# Tomcat undeploy unter Windows klappt nicht wegen struts.jar



## alex999 (15. Sep 2006)

Hallo,

hab hier unter Windows XP ein komisches Problem:
Ich hab einen ant-Task, der eine App vom Tomcat undeployen soll. Laut Ant Task klappt das auch, nur wenn ich neu deployen will bekomme ich eine Fehlermeldung, dass bereits eine App im gleichen Kontext existiert. 
Wenn ich im Tomcat webapps Verzeichnis nachschaue, dann sehe ich das /appname/WEB-INF/lib/struts.jar noch vorhanden ist.
Auch ein löschen per Hand ist dann nicht möglich: "Die Datei struts.jar kann nicht gelöscht werden: Die Datei wird von einer anderen Person bzw. Programm verwendet."

Wenn ich Tomcat dann per Hand stoppe, kann die Datei bzw. der komplette App-Ordner entfernt werden.

Der ganze Vorgang funktioniert auf einer Tomcat-Linux-Installation ohne Probleme(gleiches Projekt). Da wird alles entfernt und ich kann sofort ohne Stop/Start des Tomcat weitermachen. 

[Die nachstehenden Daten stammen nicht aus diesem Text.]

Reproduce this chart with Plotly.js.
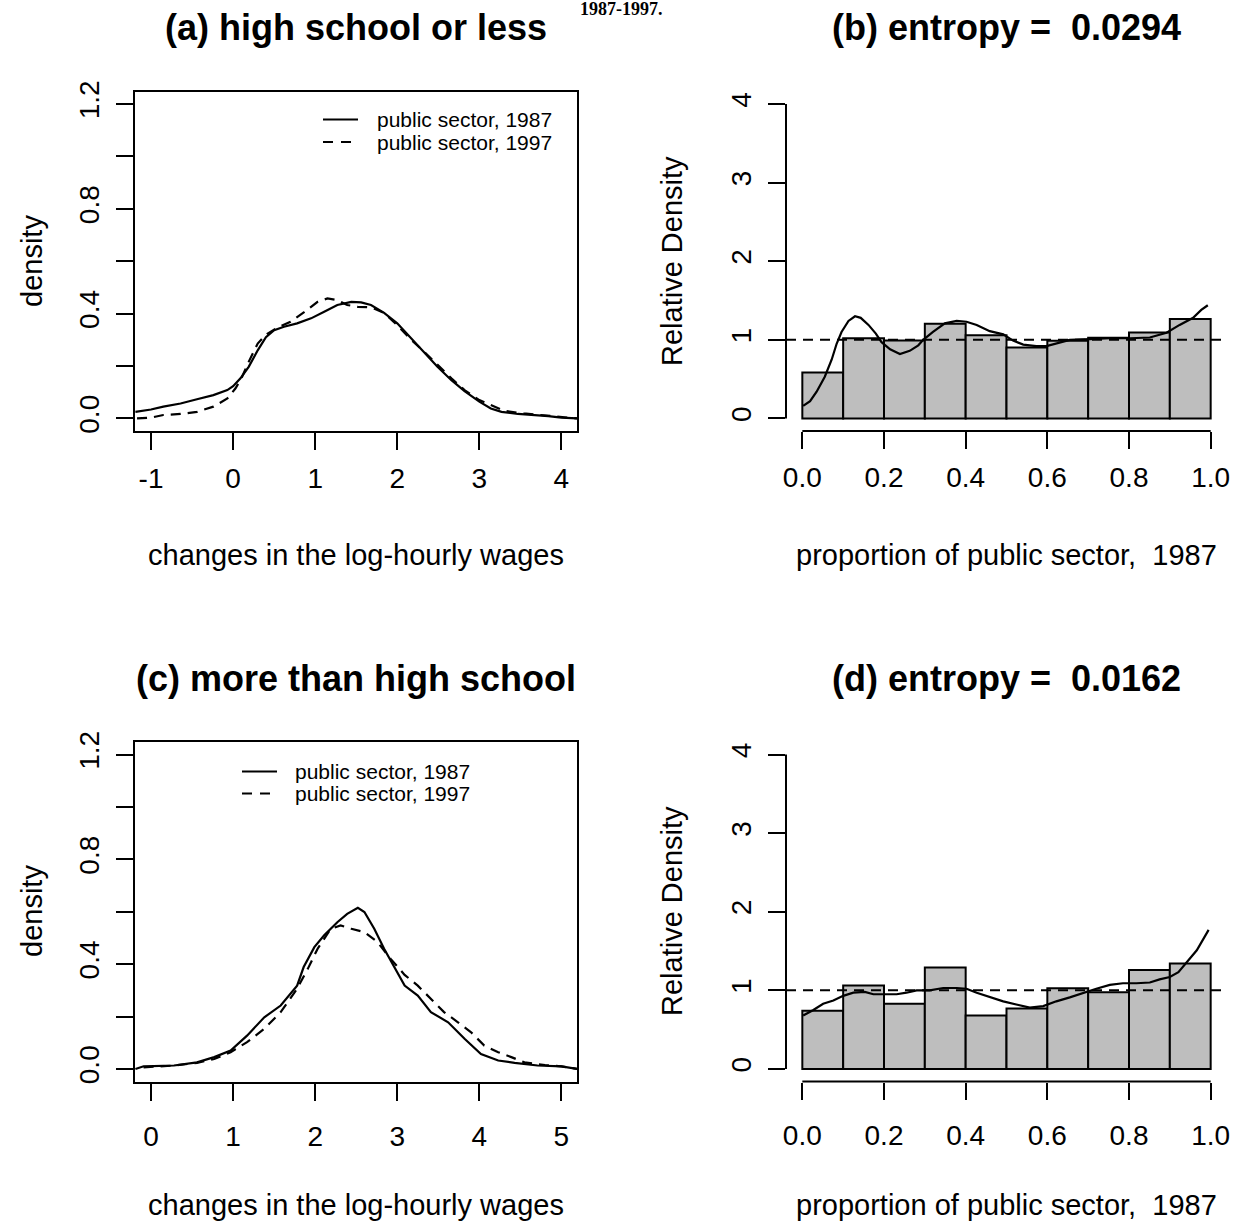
<!DOCTYPE html>
<html>
<head>
<meta charset="utf-8">
<script src="https://cdn.plot.ly/plotly-3.0.1.min.js"></script>
<style>html,body{margin:0;padding:0;background:#fff;}#chart{width:1243px;height:1223px;}</style>
</head>
<body>
<div id="chart"></div>
<script>
// ---------- DATA ----------
// Panel (a): high school or less, density of changes in log-hourly wages
const a1987X = [-1.19,-1.0,-0.85,-0.64,-0.44,-0.24,-0.07,0.0,0.09,0.19,0.30,0.40,0.50,0.62,0.78,0.95,1.11,1.27,1.44,1.56,1.68,1.84,2.0,2.17,2.33,2.49,2.66,2.82,3.0,3.14,3.27,3.47,3.84,4.0,4.19];
const a1987Y = [0.025,0.034,0.045,0.057,0.073,0.089,0.108,0.123,0.153,0.197,0.26,0.31,0.337,0.35,0.363,0.382,0.407,0.433,0.445,0.443,0.433,0.403,0.363,0.305,0.248,0.197,0.146,0.104,0.064,0.038,0.025,0.017,0.009,0.003,0.0];
const a1997X = [-1.17,-1.0,-0.85,-0.64,-0.44,-0.24,-0.07,0.03,0.11,0.19,0.30,0.40,0.54,0.70,0.87,1.03,1.15,1.27,1.39,1.52,1.68,1.84,2.0,2.17,2.33,2.49,2.66,2.82,3.0,3.14,3.30,3.54,3.84,4.0,4.19];
const a1997Y = [0.0,0.003,0.013,0.017,0.025,0.045,0.076,0.115,0.159,0.216,0.286,0.32,0.347,0.369,0.407,0.445,0.458,0.452,0.433,0.426,0.424,0.403,0.356,0.30,0.254,0.204,0.153,0.108,0.07,0.051,0.029,0.019,0.009,0.006,0.0];

// Panel (c): more than high school
const c1987X = [-0.19,-0.09,0.28,0.56,0.77,0.97,1.17,1.38,1.58,1.78,1.86,1.99,2.11,2.27,2.39,2.52,2.60,2.72,2.84,2.96,3.09,3.25,3.41,3.62,3.82,4.02,4.23,4.43,4.71,5.0,5.19];
const c1987Y = [0,0.01,0.013,0.025,0.045,0.07,0.127,0.197,0.242,0.318,0.389,0.465,0.51,0.56,0.592,0.615,0.599,0.535,0.459,0.389,0.318,0.28,0.217,0.178,0.115,0.057,0.032,0.023,0.013,0.01,0];
const c1997X = [-0.09,0.28,0.56,0.77,0.97,1.17,1.38,1.58,1.78,1.91,2.03,2.19,2.31,2.44,2.60,2.76,2.92,3.09,3.25,3.41,3.57,3.74,3.90,4.06,4.23,4.39,4.55,4.80,5.0,5.19];
const c1997Y = [0.006,0.013,0.023,0.038,0.064,0.102,0.153,0.217,0.306,0.382,0.459,0.535,0.548,0.535,0.522,0.484,0.42,0.359,0.318,0.268,0.217,0.178,0.14,0.089,0.064,0.045,0.025,0.015,0.01,0];

// Relative distribution histograms (10 bins on [0,1])
const binCenters = [0.05,0.15,0.25,0.35,0.45,0.55,0.65,0.75,0.85,0.95];
const bBars = [0.585,1.02,0.99,1.205,1.057,0.904,0.987,1.026,1.092,1.266];
const dBars = [0.74,1.06,0.83,1.29,0.68,0.77,1.025,0.975,1.26,1.34];

// Relative density curves
const bCurveX = [0.002,0.019,0.035,0.055,0.072,0.084,0.096,0.113,0.129,0.143,0.162,0.18,0.194,0.215,0.239,0.263,0.284,0.296,0.32,0.349,0.378,0.402,0.427,0.459,0.492,0.516,0.541,0.573,0.598,0.622,0.655,0.704,0.753,0.802,0.851,0.892,0.924,0.957,0.977,0.993];
const bCurveY = [0.16,0.22,0.34,0.53,0.75,0.95,1.10,1.24,1.30,1.28,1.19,1.08,0.97,0.88,0.82,0.86,0.93,1.00,1.10,1.21,1.24,1.23,1.19,1.11,1.07,0.99,0.94,0.92,0.92,0.95,1.00,1.01,1.02,1.02,1.03,1.09,1.19,1.28,1.38,1.44];
const dCurveX = [0.002,0.027,0.051,0.076,0.10,0.125,0.153,0.174,0.198,0.231,0.255,0.28,0.312,0.345,0.378,0.402,0.427,0.459,0.492,0.524,0.557,0.59,0.622,0.655,0.688,0.72,0.753,0.785,0.818,0.851,0.875,0.90,0.921,0.942,0.966,0.995];
const dCurveY = [0.68,0.75,0.83,0.87,0.93,0.97,0.98,0.95,0.95,0.95,0.97,1.0,1.0,1.03,1.03,1.02,0.97,0.92,0.86,0.82,0.78,0.80,0.86,0.91,0.97,1.02,1.07,1.09,1.09,1.10,1.14,1.17,1.23,1.36,1.51,1.77];

// Tick labels
const aXTicks = [-1,0,1,2,3,4];
const cXTicks = [0,1,2,3,4,5];
const densTickVals = [0,0.2,0.4,0.6,0.8,1.0,1.2];
const densTickText = ['0.0','','0.4','','0.8','','1.2'];
const propTickVals = [0,0.2,0.4,0.6,0.8,1.0];
const propTickText = ['0.0','0.2','0.4','0.6','0.8','1.0'];
const relTickVals = [0,1,2,3,4];

// Texts
const titles = ['(a) high school or less','(b) entropy =\u00a0 0.0294','(c) more than high school','(d) entropy =\u00a0 0.0162'];
const xTitleDens = 'changes in the log-hourly wages';
const xTitleProp = 'proportion of public sector,\u00a0 1987';
const yTitleDens = 'density';
const yTitleRel = 'Relative Density';
const legendLabels = ['public sector, 1987','public sector, 1997'];
const topFragment = '1987-1997.';

// ---------- LAYOUT ----------
const W = 1243, H = 1223;
const px = v => v / W;
const py = v => 1 - v / H;
const FONT = 'Liberation Sans, Arial, Helvetica, sans-serif';
const colL = [135, 577], colR = [786, 1227];
const rowT = [91.5, 431], rowB = [742, 1081.5];
const TICKFONT = {family: FONT, size: 28, color: '#000'};

function densAxisX(domain, range, vals, anchor, standoff) {
  return {domain: domain.map(px), range: range, anchor: anchor, tickvals: vals, ticktext: vals.map(String),
    ticks: 'outside', ticklen: 17, tickwidth: 2, tickcolor: '#000', showline: true, mirror: true,
    linewidth: 2, linecolor: '#000', showgrid: false, zeroline: false, tickfont: TICKFONT, ticklabelstandoff: standoff, fixedrange: true};
}
function densAxisY(domain, anchor) {
  return {domain: [py(domain[1]), py(domain[0])], range: [-0.048, 1.248], anchor: anchor,
    tickvals: densTickVals, ticktext: densTickText, tickangle: -90,
    ticks: 'outside', ticklen: 17, tickwidth: 2, tickcolor: '#000', showline: true, mirror: true,
    linewidth: 2, linecolor: '#000', showgrid: false, zeroline: false, tickfont: TICKFONT, ticklabelstandoff: 6, fixedrange: true};
}
function relAxisX(domain, anchor, standoff) {
  return {domain: domain.map(px), range: [-0.04, 1.04], anchor: anchor, tickvals: propTickVals, ticktext: propTickText,
    ticks: 'outside', ticklen: 17, tickwidth: 2, tickcolor: '#000', showline: false,
    showgrid: false, zeroline: false, tickfont: TICKFONT, ticklabelstandoff: standoff, fixedrange: true};
}
function relAxisY(domain, anchor) {
  return {domain: [py(domain[1]), py(domain[0])], range: [-0.16, 4.16], anchor: anchor,
    tickvals: relTickVals, ticktext: relTickVals.map(String), tickangle: -90,
    ticks: 'outside', ticklen: 17, tickwidth: 2, tickcolor: '#000', showline: false,
    showgrid: false, zeroline: false, tickfont: TICKFONT, ticklabelstandoff: 6, fixedrange: true};
}

const solid = {color: '#000', width: 2.2};
const dashed = {color: '#000', width: 2.2, dash: '10px,7px'};

const traces = [
  {type: 'scatter', mode: 'lines', x: a1987X, y: a1987Y, xaxis: 'x', yaxis: 'y', line: solid, showlegend: false, name: legendLabels[0]},
  {type: 'scatter', mode: 'lines', x: a1997X, y: a1997Y, xaxis: 'x', yaxis: 'y', line: dashed, showlegend: false, name: legendLabels[1]},
  {type: 'bar', x: binCenters, y: bBars, width: 0.1, xaxis: 'x2', yaxis: 'y2', marker: {color: '#BEBEBE', line: {color: '#000', width: 2}}, showlegend: false},
  {type: 'scatter', mode: 'lines', x: bCurveX, y: bCurveY, xaxis: 'x2', yaxis: 'y2', line: solid, showlegend: false},
  {type: 'scatter', mode: 'lines', x: c1987X, y: c1987Y, xaxis: 'x3', yaxis: 'y3', line: solid, showlegend: false, name: legendLabels[0]},
  {type: 'scatter', mode: 'lines', x: c1997X, y: c1997Y, xaxis: 'x3', yaxis: 'y3', line: dashed, showlegend: false, name: legendLabels[1]},
  {type: 'bar', x: binCenters, y: dBars, width: 0.1, xaxis: 'x4', yaxis: 'y4', marker: {color: '#BEBEBE', line: {color: '#000', width: 2}}, showlegend: false},
  {type: 'scatter', mode: 'lines', x: dCurveX, y: dCurveY, xaxis: 'x4', yaxis: 'y4', line: solid, showlegend: false}
];

function ann(text, x, y, size, opts) {
  return Object.assign({text: text, x: px(x), y: py(y), xref: 'paper', yref: 'paper', showarrow: false,
    xanchor: 'center', yanchor: 'middle', font: {family: FONT, size: size, color: '#000'}}, opts || {});
}

const annotations = [
  ann('<b>' + titles[0] + '</b>', 356, 28, 36),
  ann('<b>' + titles[1] + '</b>', 1006, 28, 36),
  ann('<b>' + titles[2] + '</b>', 356, 678, 36),
  ann('<b>' + titles[3] + '</b>', 1006, 678, 36),
  ann(xTitleDens, 356, 555, 29),
  ann(xTitleProp, 1006, 555, 29),
  ann(xTitleDens, 356, 1205, 29),
  ann(xTitleProp, 1006, 1205, 29),
  ann(yTitleDens, 32, 261, 29, {textangle: -90}),
  ann(yTitleRel, 672, 261, 29, {textangle: -90}),
  ann(yTitleDens, 32, 911, 29, {textangle: -90}),
  ann(yTitleRel, 672, 911, 29, {textangle: -90}),
  // legends
  ann(legendLabels[0], 375, 119.5, 21, {xanchor: 'left'}),
  ann(legendLabels[1], 375, 142, 21, {xanchor: 'left'}),
  ann(legendLabels[0], 293, 771.5, 21, {xanchor: 'left'}),
  ann(legendLabels[1], 293, 793.5, 21, {xanchor: 'left'}),
  // header fragment at the very top
  ann('<b>' + topFragment + '</b>', 621, 9, 18, {font: {family: 'Liberation Serif, Times New Roman, serif', size: 18, color: '#000'}})
];

function seg(x0, x1, y, dash) {
  return {type: 'line', xref: 'paper', yref: 'paper', x0: px(x0), x1: px(x1), y0: py(y), y1: py(y),
    line: {color: '#000', width: 2, dash: dash ? '10px,8px' : 'solid'}};
}

const shapes = [
  // reference line at relative density 1
  {type: 'line', xref: 'x2 domain', x0: 0, x1: 1, yref: 'y2', y0: 1, y1: 1, line: {color: '#000', width: 2, dash: '10px,7px'}},
  {type: 'line', xref: 'x4 domain', x0: 0, x1: 1, yref: 'y4', y0: 1, y1: 1, line: {color: '#000', width: 2, dash: '10px,7px'}},
  // R-style axis lines spanning first..last tick
  {type: 'line', xref: 'x2', x0: 0, x1: 1, yref: 'y2 domain', y0: 0, y1: 0, line: {color: '#000', width: 2}},
  {type: 'line', xref: 'x2 domain', x0: 0, x1: 0, yref: 'y2', y0: 0, y1: 4, line: {color: '#000', width: 2}},
  {type: 'line', xref: 'x4', x0: 0, x1: 1, yref: 'y4 domain', y0: 0, y1: 0, line: {color: '#000', width: 2}},
  {type: 'line', xref: 'x4 domain', x0: 0, x1: 0, yref: 'y4', y0: 0, y1: 4, line: {color: '#000', width: 2}},
  // legend keys
  seg(323, 358, 119.5, false), seg(323, 358, 142, true),
  seg(242, 277, 771.5, false), seg(242, 277, 793.5, true)
];

const layout = {
  width: W, height: H,
  margin: {l: 0, r: 0, t: 0, b: 0, pad: 0},
  paper_bgcolor: '#fff', plot_bgcolor: '#fff',
  showlegend: false,
  bargap: 0,
  font: {family: FONT, color: '#000'},
  xaxis: densAxisX(colL, [-1.195, 4.19], aXTicks, 'y', 4),
  yaxis: densAxisY(rowT, 'x'),
  xaxis2: relAxisX(colR, 'y2', 4),
  yaxis2: relAxisY(rowT, 'x2'),
  xaxis3: densAxisX(colL, [-0.195, 5.19], cXTicks, 'y3', 12),
  yaxis3: densAxisY(rowB, 'x3'),
  xaxis4: relAxisX(colR, 'y4', 12),
  yaxis4: relAxisY(rowB, 'x4'),
  annotations: annotations,
  shapes: shapes
};

Plotly.newPlot('chart', traces, layout, {staticPlot: true, displayModeBar: false});
</script>
</body>
</html>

Weiß jemand woran das liegt bzw. hat jemand ne Lösung für das ganze? Würde gerne weiterhin als Testserver den Windows Tomcat verwenden, weil der lokal läuft und wesentlich schneller beim deployen ist.
Oder gibts nen Workaround?


Danke und schöne Grüße,
Bern


----------



## KSG9|sebastian (18. Sep 2006)

Quik 'n Dirty-Lösung ist die, dass du deine struts.jar irgendwo ablegst wo alle Anwendungen draufkommen, z.B. in den shared-Ordner von Tomcat. Und dann aus deiner eigentlichen Anwendungen sämtliche libs löschst und per externe Lib einbindest.Ne andere Lösung wüsste ich spontan nicht. Musst mal googlen


----------



## alex999 (18. Sep 2006)

Hi,

das hab ich mir auch schon gedacht. 

Hast du vllt. noch nen kurzen Tipp wie ich so eine shared Lib in mein Projekt einbinde, so dass es sich noch kompilieren lässt?

Danke und schöne Grüße,
Bern


----------